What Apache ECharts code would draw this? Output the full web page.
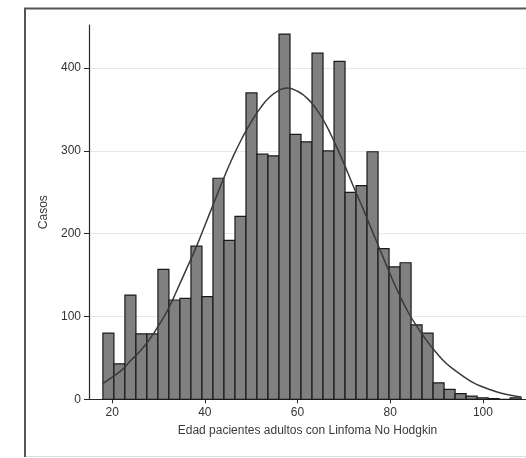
<!DOCTYPE html>
<html>
<head>
<meta charset="utf-8">
<script src="https://cdn.jsdelivr.net/npm/echarts@6/dist/echarts.min.js"></script>
<style>
  html, body { margin: 0; padding: 0; background: #ffffff; }
  #chart { width: 526px; height: 458px; }
</style>
</head>
<body>
<div id="chart"></div>
<script>
// Histogram bins (age), counts
const binStart = 18;
const binWidth = 2.375;
const counts = [80, 43, 126, 79, 79, 157, 120, 122, 185, 124,
                267, 192, 221, 370, 296, 294, 441, 320, 311, 418,
                300, 408, 250, 258, 299, 182, 160, 165, 90, 80,
                20, 12, 7, 4, 2, 1, 0, 2];

// Overlaid density curve
const curveX = [18, 20, 22, 24, 26, 28, 30, 32, 34, 36, 38, 40, 42, 44, 46, 48, 50, 52, 54, 56, 57.7,
                60, 62, 64, 66, 68, 70, 72, 74, 76, 78, 80, 82, 84, 86, 88, 90, 92, 94, 96, 98,
                100, 102, 104, 106, 108.3];
const curveY = [19, 27, 35, 47, 58, 72, 89, 108, 132, 157, 182, 210, 238, 266, 292, 315, 335, 352, 365, 373, 376,
                372, 364, 351, 333, 310, 285, 258, 232, 205, 178, 151, 126, 104, 86, 70, 56, 44, 35, 27, 20,
                15, 11, 7.5, 5, 3];

const xTicks = [20, 40, 60, 80, 100];
const yTicks = [0, 100, 200, 300, 400];

const xTitle = 'Edad pacientes adultos con Linfoma No Hodgkin';
const yTitle = 'Casos';

const barData = counts.map((c, i) => [binStart + i * binWidth, binStart + (i + 1) * binWidth, c]);
const curveData = curveX.map((x, i) => [x, curveY[i]]);

const chart = echarts.init(document.getElementById('chart'), null, { renderer: 'canvas' });
const font = 'Liberation Sans, Arial, sans-serif';

chart.setOption({
  animation: false,
  backgroundColor: '#ffffff',
  textStyle: { fontFamily: font },
  graphic: [
    {
      type: 'polyline',
      shape: { points: [[25, 457], [25, 8.5], [540, 8.5]] },
      style: { fill: 'none', stroke: '#555555', lineWidth: 2 },
      z: 100,
      silent: true
    },
    {
      type: 'line',
      shape: { x1: 26, y1: 456.5, x2: 540, y2: 456.5 },
      style: { stroke: '#dddddd', lineWidth: 1 },
      z: 100,
      silent: true
    }
  ],
  grid: { left: 89, right: 0, top: 25, bottom: 58.6, containLabel: false },
  xAxis: {
    type: 'value',
    min: 15,
    max: 109.3,
    name: xTitle,
    nameLocation: 'middle',
    nameGap: 25,
    nameTextStyle: { color: '#3a3a3a', fontSize: 12, fontFamily: font },
    axisLine: { show: true, lineStyle: { color: '#2a2a2a', width: 1.2 } },
    axisTick: { show: true, length: 4, customValues: xTicks, lineStyle: { color: '#2a2a2a' } },
    axisLabel: { customValues: xTicks, color: '#333333', fontSize: 12, margin: 7, fontFamily: font },
    splitLine: { show: false }
  },
  yAxis: {
    type: 'value',
    min: 0,
    max: 452,
    name: yTitle,
    nameLocation: 'middle',
    nameGap: 36,
    nameTextStyle: { color: '#3a3a3a', fontSize: 12, fontFamily: font },
    axisLine: { show: true, lineStyle: { color: '#2a2a2a', width: 1.2 } },
    axisTick: { show: true, length: 5, customValues: yTicks, lineStyle: { color: '#2a2a2a' } },
    axisLabel: { customValues: yTicks, color: '#333333', fontSize: 12, margin: 8, fontFamily: font },
    splitLine: { show: true, lineStyle: { color: '#e8e8e8', width: 1 } }
  },
  series: [
    {
      type: 'custom',
      data: barData,
      encode: { x: [0, 1], y: 2 },
      renderItem: function (params, api) {
        const lo = api.value(0), hi = api.value(1), v = api.value(2);
        const p0 = api.coord([lo, v]);
        const p1 = api.coord([hi, 0]);
        return {
          type: 'rect',
          shape: { x: p0[0], y: p0[1], width: p1[0] - p0[0], height: p1[1] - p0[1] },
          style: { fill: '#808080', stroke: '#1a1a1a', lineWidth: 1.2 }
        };
      },
      z: 2
    },
    {
      type: 'line',
      data: curveData,
      smooth: true,
      symbol: 'none',
      lineStyle: { color: '#3a3a3a', width: 1.5 },
      z: 3
    }
  ]
});
</script>
</body>
</html>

────────

Description of the task: Everything from the top line of the data down to and including the line with "const font = 'Liberation" is to be copied, except the pictures.

Exercise response:
What Apache ECharts code would draw this? Output the full web page.
<!DOCTYPE html>
<html>
<head>
<meta charset="utf-8">
<script src="https://cdn.jsdelivr.net/npm/echarts@6/dist/echarts.min.js"></script>
<style>
  html, body { margin: 0; padding: 0; background: #ffffff; }
  #chart { width: 526px; height: 458px; }
</style>
</head>
<body>
<div id="chart"></div>
<script>
// Histogram bins (age), counts
const binStart = 18;
const binWidth = 2.375;
const counts = [80, 43, 126, 79, 79, 157, 120, 122, 185, 124,
                267, 192, 221, 370, 296, 294, 441, 320, 311, 418,
                300, 408, 250, 258, 299, 182, 160, 165, 90, 80,
                20, 12, 7, 4, 2, 1, 0, 2];

// Overlaid density curve
const curveX = [18, 20, 22, 24, 26, 28, 30, 32, 34, 36, 38, 40, 42, 44, 46, 48, 50, 52, 54, 56, 57.7,
                60, 62, 64, 66, 68, 70, 72, 74, 76, 78, 80, 82, 84, 86, 88, 90, 92, 94, 96, 98,
                100, 102, 104, 106, 108.3];
const curveY = [19, 27, 35, 47, 58, 72, 89, 108, 132, 157, 182, 210, 238, 266, 292, 315, 335, 352, 365, 373, 376,
                372, 364, 351, 333, 310, 285, 258, 232, 205, 178, 151, 126, 104, 86, 70, 56, 44, 35, 27, 20,
                15, 11, 7.5, 5, 3];

const xTicks = [20, 40, 60, 80, 100];
const yTicks = [0, 100, 200, 300, 400];

const xTitle = 'Edad pacientes adultos con Linfoma No Hodgkin';
const yTitle = 'Casos';

const barData = counts.map((c, i) => [binStart + i * binWidth, binStart + (i + 1) * binWidth, c]);
const curveData = curveX.map((x, i) => [x, curveY[i]]);

const chart = echarts.init(document.getElementById('chart'), null, { renderer: 'canvas' });
const font = 'Liberation Sans, Arial, sans-serif';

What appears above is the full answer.